* [Supplied material]:
--*--

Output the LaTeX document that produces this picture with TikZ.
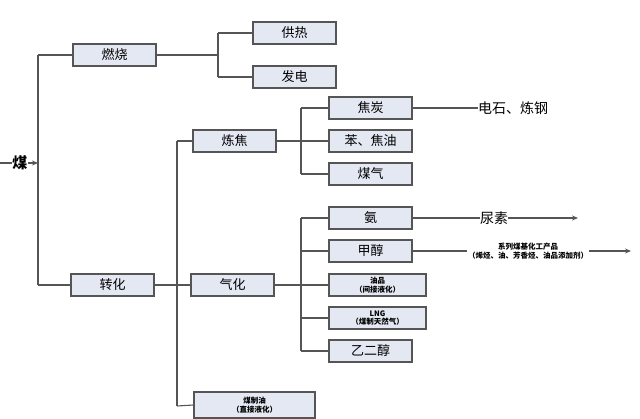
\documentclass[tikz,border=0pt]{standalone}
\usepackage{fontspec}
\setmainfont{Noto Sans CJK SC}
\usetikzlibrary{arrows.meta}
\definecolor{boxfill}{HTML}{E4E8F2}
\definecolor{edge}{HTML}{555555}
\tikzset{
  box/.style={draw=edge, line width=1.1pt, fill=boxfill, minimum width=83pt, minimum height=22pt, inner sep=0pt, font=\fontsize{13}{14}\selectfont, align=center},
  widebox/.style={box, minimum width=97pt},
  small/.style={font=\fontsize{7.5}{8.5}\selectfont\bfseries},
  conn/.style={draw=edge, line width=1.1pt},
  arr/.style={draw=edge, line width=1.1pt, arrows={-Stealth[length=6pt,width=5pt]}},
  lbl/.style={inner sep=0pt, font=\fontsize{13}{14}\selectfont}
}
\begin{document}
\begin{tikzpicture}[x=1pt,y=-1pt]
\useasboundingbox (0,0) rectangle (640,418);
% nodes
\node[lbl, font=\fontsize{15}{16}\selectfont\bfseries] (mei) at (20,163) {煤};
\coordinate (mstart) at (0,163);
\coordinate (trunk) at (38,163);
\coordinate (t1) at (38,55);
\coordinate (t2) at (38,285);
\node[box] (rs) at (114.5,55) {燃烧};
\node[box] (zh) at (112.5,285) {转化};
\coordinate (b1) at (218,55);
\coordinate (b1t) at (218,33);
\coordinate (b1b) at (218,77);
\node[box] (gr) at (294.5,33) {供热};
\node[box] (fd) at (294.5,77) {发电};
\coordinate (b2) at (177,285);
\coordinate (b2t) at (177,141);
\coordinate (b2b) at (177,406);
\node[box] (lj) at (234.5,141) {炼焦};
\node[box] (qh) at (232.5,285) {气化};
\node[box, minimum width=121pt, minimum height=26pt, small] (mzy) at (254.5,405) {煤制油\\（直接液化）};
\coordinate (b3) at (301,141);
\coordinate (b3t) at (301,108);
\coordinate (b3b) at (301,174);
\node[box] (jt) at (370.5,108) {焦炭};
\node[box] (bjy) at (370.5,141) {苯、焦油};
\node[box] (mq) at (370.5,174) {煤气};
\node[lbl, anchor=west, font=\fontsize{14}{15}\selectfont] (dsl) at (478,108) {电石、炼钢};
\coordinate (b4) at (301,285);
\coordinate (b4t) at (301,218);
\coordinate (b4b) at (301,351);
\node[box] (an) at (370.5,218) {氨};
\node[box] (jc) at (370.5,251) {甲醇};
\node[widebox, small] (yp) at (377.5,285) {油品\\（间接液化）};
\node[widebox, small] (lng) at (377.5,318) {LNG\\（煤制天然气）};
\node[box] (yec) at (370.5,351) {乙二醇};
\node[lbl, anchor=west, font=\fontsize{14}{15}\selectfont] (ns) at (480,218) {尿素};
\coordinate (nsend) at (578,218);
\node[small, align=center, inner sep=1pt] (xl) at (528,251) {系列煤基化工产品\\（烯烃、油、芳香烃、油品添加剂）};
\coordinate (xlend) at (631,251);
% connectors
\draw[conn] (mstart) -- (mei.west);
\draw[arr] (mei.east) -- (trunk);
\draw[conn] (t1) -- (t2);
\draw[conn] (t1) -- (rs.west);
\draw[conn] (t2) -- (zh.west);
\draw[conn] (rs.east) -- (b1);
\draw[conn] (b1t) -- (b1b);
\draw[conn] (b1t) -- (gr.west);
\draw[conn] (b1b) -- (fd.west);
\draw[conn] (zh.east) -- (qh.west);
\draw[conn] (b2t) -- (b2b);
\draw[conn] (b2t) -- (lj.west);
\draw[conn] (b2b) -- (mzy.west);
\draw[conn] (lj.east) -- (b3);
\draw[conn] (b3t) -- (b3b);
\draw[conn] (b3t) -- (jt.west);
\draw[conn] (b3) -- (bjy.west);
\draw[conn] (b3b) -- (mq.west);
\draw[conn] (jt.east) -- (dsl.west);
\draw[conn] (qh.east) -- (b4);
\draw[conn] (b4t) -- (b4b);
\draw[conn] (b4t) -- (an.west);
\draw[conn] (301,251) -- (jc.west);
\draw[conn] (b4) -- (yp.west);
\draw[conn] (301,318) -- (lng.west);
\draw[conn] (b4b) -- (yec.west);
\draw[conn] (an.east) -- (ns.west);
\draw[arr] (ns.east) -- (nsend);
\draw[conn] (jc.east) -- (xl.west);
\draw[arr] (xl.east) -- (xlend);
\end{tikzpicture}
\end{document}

--*--

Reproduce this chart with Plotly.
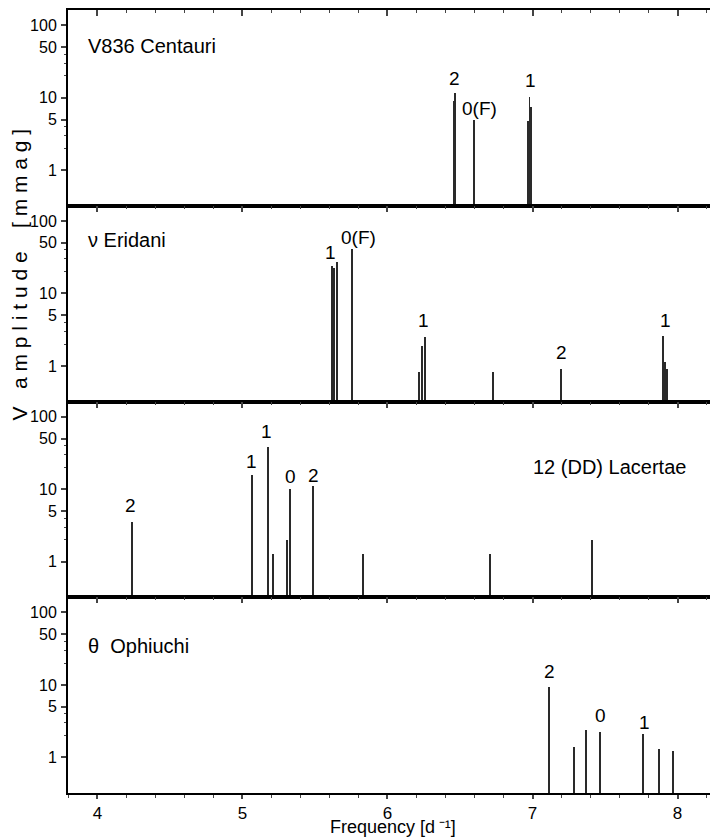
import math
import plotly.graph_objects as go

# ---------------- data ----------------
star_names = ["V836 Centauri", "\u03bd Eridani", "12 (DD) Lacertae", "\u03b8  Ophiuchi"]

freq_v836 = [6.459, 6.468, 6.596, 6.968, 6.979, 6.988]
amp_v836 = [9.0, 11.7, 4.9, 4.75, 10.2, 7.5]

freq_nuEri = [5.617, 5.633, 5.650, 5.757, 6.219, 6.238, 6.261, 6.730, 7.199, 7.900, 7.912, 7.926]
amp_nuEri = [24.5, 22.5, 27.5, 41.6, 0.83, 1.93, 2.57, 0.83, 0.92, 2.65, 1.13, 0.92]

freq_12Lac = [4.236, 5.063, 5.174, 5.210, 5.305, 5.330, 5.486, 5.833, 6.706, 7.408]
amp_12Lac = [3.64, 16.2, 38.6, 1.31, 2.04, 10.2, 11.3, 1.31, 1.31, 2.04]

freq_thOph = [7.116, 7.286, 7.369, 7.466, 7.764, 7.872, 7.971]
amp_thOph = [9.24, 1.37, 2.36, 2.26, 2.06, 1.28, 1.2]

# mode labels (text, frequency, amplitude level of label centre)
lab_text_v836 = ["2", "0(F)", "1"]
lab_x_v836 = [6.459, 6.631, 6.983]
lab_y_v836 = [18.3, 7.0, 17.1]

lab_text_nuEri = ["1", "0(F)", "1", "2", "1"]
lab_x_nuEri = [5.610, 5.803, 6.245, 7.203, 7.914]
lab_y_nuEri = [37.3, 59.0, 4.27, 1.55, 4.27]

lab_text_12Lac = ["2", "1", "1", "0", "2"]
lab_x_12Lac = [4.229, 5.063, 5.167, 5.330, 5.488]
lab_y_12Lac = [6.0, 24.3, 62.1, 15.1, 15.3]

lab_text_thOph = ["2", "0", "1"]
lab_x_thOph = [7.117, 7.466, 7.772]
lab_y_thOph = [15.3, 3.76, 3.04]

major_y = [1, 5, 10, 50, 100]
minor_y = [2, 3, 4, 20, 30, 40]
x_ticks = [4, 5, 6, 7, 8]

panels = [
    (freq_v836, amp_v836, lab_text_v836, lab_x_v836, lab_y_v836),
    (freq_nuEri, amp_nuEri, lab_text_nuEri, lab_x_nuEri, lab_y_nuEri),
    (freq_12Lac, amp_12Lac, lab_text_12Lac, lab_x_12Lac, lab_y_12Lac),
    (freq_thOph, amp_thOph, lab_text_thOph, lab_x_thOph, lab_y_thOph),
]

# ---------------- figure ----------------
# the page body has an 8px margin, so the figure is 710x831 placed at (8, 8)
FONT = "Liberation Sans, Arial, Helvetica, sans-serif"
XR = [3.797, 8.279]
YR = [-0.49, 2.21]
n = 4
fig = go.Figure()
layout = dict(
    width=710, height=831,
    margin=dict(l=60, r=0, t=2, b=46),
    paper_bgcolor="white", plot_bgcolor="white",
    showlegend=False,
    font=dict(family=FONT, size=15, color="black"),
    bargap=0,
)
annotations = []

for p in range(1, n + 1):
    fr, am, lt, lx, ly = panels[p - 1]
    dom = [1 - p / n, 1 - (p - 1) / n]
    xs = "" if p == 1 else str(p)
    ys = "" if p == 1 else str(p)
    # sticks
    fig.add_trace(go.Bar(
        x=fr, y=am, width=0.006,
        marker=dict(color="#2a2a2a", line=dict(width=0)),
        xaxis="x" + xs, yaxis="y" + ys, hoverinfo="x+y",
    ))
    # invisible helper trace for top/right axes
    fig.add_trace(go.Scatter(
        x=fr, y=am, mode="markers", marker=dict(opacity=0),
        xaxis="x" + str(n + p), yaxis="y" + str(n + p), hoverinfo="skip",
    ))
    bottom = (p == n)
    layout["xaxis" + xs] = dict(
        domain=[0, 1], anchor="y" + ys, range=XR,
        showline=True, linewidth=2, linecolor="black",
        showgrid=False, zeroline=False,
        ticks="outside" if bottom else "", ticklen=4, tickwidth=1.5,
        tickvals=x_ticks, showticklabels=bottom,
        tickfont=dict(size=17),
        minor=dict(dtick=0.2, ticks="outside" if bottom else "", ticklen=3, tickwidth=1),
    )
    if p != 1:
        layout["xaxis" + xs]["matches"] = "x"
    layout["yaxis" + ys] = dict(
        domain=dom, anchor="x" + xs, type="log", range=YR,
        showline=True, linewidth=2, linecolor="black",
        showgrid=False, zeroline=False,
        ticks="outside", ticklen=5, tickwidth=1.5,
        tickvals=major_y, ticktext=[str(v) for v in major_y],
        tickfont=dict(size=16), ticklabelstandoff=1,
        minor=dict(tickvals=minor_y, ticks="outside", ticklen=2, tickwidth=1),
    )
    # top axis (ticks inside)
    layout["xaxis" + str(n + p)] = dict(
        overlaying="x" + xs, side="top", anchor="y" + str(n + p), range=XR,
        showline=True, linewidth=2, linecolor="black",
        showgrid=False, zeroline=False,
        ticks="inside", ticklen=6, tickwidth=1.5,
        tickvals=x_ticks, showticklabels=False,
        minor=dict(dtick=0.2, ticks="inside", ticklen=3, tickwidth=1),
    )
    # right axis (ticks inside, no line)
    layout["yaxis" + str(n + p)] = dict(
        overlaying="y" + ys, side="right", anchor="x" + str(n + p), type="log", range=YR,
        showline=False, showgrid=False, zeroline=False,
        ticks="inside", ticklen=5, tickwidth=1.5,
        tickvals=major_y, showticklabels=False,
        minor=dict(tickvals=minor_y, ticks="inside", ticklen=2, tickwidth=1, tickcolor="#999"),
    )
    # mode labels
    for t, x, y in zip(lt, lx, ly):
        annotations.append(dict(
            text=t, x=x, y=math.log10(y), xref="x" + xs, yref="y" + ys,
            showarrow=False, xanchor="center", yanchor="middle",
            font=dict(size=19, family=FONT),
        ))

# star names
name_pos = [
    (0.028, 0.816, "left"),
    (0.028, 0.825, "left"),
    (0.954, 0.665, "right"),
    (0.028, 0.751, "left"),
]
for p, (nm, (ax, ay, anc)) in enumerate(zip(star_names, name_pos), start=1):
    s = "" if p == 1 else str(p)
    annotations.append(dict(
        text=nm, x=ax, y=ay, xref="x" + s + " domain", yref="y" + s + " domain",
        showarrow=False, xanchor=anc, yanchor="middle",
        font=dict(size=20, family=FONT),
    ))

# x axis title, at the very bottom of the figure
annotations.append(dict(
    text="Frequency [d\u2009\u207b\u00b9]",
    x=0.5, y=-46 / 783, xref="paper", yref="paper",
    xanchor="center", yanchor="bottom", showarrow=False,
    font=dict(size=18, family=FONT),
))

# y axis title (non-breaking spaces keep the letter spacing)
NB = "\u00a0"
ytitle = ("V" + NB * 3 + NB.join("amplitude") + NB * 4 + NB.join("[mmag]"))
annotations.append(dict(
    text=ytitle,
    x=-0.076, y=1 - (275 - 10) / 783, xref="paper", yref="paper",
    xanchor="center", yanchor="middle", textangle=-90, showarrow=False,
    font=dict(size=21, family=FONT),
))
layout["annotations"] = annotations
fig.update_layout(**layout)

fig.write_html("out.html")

--*--

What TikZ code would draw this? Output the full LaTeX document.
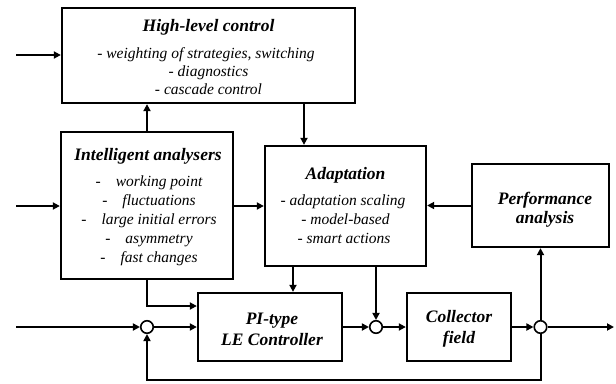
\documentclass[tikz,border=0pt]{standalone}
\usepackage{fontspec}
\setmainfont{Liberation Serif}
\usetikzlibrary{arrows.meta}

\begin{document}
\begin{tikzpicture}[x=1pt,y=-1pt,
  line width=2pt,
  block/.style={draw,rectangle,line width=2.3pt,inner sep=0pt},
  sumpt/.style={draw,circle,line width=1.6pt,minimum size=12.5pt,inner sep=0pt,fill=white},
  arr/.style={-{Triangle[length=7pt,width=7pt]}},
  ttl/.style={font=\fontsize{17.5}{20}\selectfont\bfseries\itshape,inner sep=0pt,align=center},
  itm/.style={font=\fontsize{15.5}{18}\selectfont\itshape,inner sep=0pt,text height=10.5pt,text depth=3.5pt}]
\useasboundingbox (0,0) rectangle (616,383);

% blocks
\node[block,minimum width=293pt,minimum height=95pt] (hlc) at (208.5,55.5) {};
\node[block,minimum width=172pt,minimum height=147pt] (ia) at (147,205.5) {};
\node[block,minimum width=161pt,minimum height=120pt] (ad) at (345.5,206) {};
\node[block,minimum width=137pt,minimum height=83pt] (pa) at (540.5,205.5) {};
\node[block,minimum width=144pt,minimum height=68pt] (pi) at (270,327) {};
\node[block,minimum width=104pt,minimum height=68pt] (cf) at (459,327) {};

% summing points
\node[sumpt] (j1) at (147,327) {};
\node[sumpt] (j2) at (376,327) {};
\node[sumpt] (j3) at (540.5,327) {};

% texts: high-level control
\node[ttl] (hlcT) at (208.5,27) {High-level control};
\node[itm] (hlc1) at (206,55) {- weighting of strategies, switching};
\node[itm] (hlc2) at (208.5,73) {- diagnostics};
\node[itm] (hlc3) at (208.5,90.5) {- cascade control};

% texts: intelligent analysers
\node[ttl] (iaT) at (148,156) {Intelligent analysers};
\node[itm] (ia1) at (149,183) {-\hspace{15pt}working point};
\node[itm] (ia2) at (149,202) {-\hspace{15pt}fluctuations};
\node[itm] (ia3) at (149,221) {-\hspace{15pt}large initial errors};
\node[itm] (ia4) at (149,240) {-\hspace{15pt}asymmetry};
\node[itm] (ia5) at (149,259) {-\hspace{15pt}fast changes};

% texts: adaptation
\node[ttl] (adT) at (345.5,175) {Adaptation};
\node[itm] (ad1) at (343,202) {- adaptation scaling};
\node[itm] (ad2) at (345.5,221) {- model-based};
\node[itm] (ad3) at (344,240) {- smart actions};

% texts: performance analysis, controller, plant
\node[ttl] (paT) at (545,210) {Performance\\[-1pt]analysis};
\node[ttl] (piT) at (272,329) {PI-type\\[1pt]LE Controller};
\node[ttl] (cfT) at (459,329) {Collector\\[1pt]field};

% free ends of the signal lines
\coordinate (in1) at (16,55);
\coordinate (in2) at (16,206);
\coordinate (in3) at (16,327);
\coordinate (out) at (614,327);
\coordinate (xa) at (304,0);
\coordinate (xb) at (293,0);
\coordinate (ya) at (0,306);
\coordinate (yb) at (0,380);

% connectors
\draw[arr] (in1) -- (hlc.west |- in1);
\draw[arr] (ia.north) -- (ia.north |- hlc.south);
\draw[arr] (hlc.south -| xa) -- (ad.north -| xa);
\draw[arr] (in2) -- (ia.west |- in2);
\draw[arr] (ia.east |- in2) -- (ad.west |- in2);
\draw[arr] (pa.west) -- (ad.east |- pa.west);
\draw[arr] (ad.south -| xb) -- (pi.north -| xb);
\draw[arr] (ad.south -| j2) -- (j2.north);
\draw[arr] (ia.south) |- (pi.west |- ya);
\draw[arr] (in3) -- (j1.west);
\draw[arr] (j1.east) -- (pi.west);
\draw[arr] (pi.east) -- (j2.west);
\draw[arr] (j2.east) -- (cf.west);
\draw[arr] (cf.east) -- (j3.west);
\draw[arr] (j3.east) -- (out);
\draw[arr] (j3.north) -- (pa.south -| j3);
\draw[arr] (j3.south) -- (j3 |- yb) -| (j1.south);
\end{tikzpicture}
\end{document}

--*--

* [Written problem]: Word for word, repeat the lines above from the one with "What TikZ code" through the one with "(ad3) at (344,240)", and nothing beyond them. Omit the pictures.

* [Response to the exercise]:
What TikZ code would draw this? Output the full LaTeX document.
\documentclass[tikz,border=0pt]{standalone}
\usepackage{fontspec}
\setmainfont{Liberation Serif}
\usetikzlibrary{arrows.meta}

\begin{document}
\begin{tikzpicture}[x=1pt,y=-1pt,
  line width=2pt,
  block/.style={draw,rectangle,line width=2.3pt,inner sep=0pt},
  sumpt/.style={draw,circle,line width=1.6pt,minimum size=12.5pt,inner sep=0pt,fill=white},
  arr/.style={-{Triangle[length=7pt,width=7pt]}},
  ttl/.style={font=\fontsize{17.5}{20}\selectfont\bfseries\itshape,inner sep=0pt,align=center},
  itm/.style={font=\fontsize{15.5}{18}\selectfont\itshape,inner sep=0pt,text height=10.5pt,text depth=3.5pt}]
\useasboundingbox (0,0) rectangle (616,383);

% blocks
\node[block,minimum width=293pt,minimum height=95pt] (hlc) at (208.5,55.5) {};
\node[block,minimum width=172pt,minimum height=147pt] (ia) at (147,205.5) {};
\node[block,minimum width=161pt,minimum height=120pt] (ad) at (345.5,206) {};
\node[block,minimum width=137pt,minimum height=83pt] (pa) at (540.5,205.5) {};
\node[block,minimum width=144pt,minimum height=68pt] (pi) at (270,327) {};
\node[block,minimum width=104pt,minimum height=68pt] (cf) at (459,327) {};

% summing points
\node[sumpt] (j1) at (147,327) {};
\node[sumpt] (j2) at (376,327) {};
\node[sumpt] (j3) at (540.5,327) {};

% texts: high-level control
\node[ttl] (hlcT) at (208.5,27) {High-level control};
\node[itm] (hlc1) at (206,55) {- weighting of strategies, switching};
\node[itm] (hlc2) at (208.5,73) {- diagnostics};
\node[itm] (hlc3) at (208.5,90.5) {- cascade control};

% texts: intelligent analysers
\node[ttl] (iaT) at (148,156) {Intelligent analysers};
\node[itm] (ia1) at (149,183) {-\hspace{15pt}working point};
\node[itm] (ia2) at (149,202) {-\hspace{15pt}fluctuations};
\node[itm] (ia3) at (149,221) {-\hspace{15pt}large initial errors};
\node[itm] (ia4) at (149,240) {-\hspace{15pt}asymmetry};
\node[itm] (ia5) at (149,259) {-\hspace{15pt}fast changes};

% texts: adaptation
\node[ttl] (adT) at (345.5,175) {Adaptation};
\node[itm] (ad1) at (343,202) {- adaptation scaling};
\node[itm] (ad2) at (345.5,221) {- model-based};
\node[itm] (ad3) at (344,240) {- smart actions};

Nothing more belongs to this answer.